At the same score Loader fell to Mahmood Hussain. England were 138 for 9. In his magisterial Wounded Tiger Peter Oborne allows Fazal’s autobiography to tell the rest:

“…I started to bowl to McConnon. I had bowled five deliveries to him, but this servant of God played defensive. I was very unsettled by his attitude and felt troubled. I was eager to see the final scene of this drama. I felt only McConnon as now between the ground and the victor’s balcony. To get rid of this last impediment, I bowled my sixth ball with full force. Perhaps McConnon was so bored with his lifeless play or maybe he wanted to show some fury like a dying candle. Therefore, he tried to hit the ball and score a quick run. The ball went straight to Hanif who promptly threw it on the stumps. McConnon was run out. On watching this I ran to Hanif in frenzy, took him in my arms and started dancing. My dreams had been satiated. England was defeated by 24 runs and Pakistan’s name had come prominently on the map of international cricket. There was a commotion in the Pakistan stand. Everyone was jumping for joy.

It’s all over. Hanif Mohammad runs out McConnon and Pakistan win

It’s all over. Hanif Mohammad runs out McConnon and Pakistan win

Fazal had captured 12 wickets in the match.

The Pakistanis among the sparse final day crowd broke into a great roar. There were luminaries of the young Pakistani nation in the ground, from commander-in-chief General Ayub Khan to Lieutenant General Azam Khan to Justice Cornelius, Vice President of the Board of Control for Cricket in Pakistan. But among all exuberant celebrations, there was Alf Gover of Surrey and England as well, jumping up and down in joy, screaming, “We have won.”

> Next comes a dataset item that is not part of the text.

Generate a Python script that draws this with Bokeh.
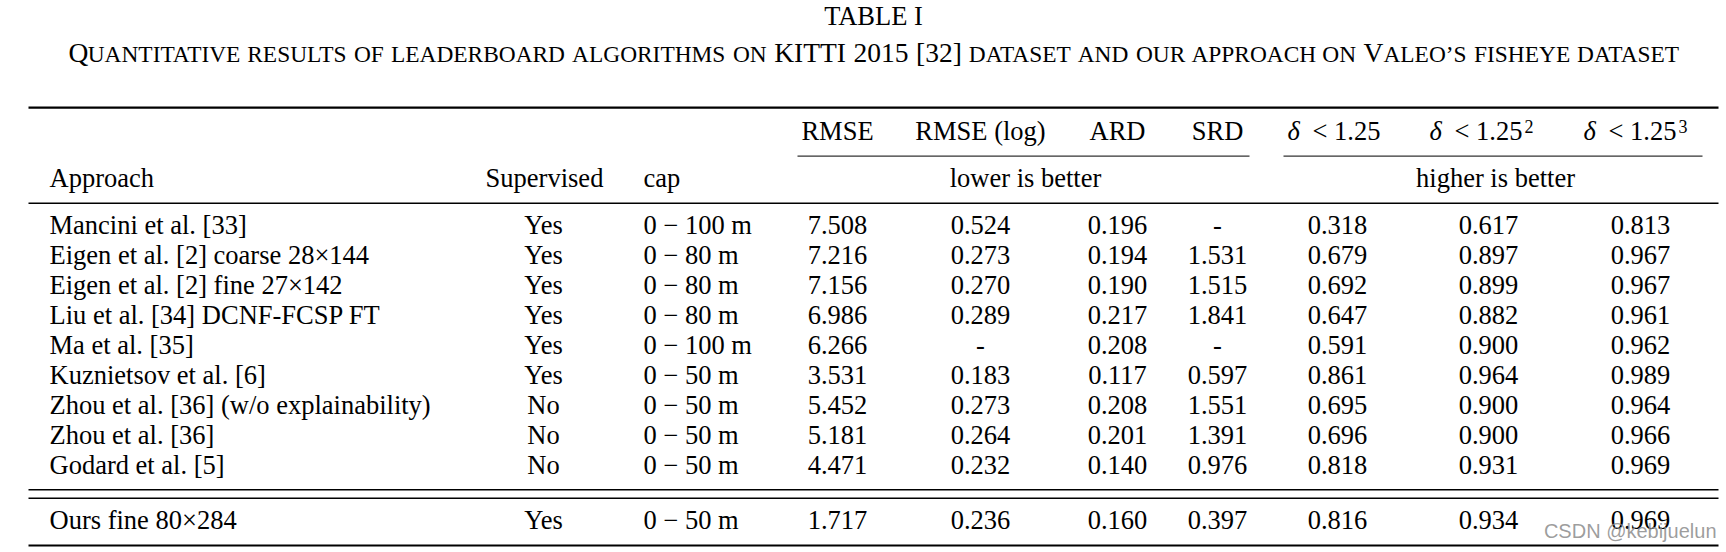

In Fazal Mahmood aur Cricket the hero of the match wrote that when he went out on the balcony to wave at the vociferous crowd, he found himself standing where Len Hutton had stood after winning the Ashes a year earlier. Tears rolled from his eyes as a shiver went up his spine.

Brief Scores:

Pakistan 133 (Frank Tyson 4 for 35) and 164 (Wazir Mohammad 42*; Johnny Wardle 7 for 56) beat England 130 (Denis Compton 53; Fazal Mahmood 6 for 53, Mahmood Hussain 4 for 58) and 143 (Peter May 53; Fazal Mahmood 6 for 46) by 24 runs.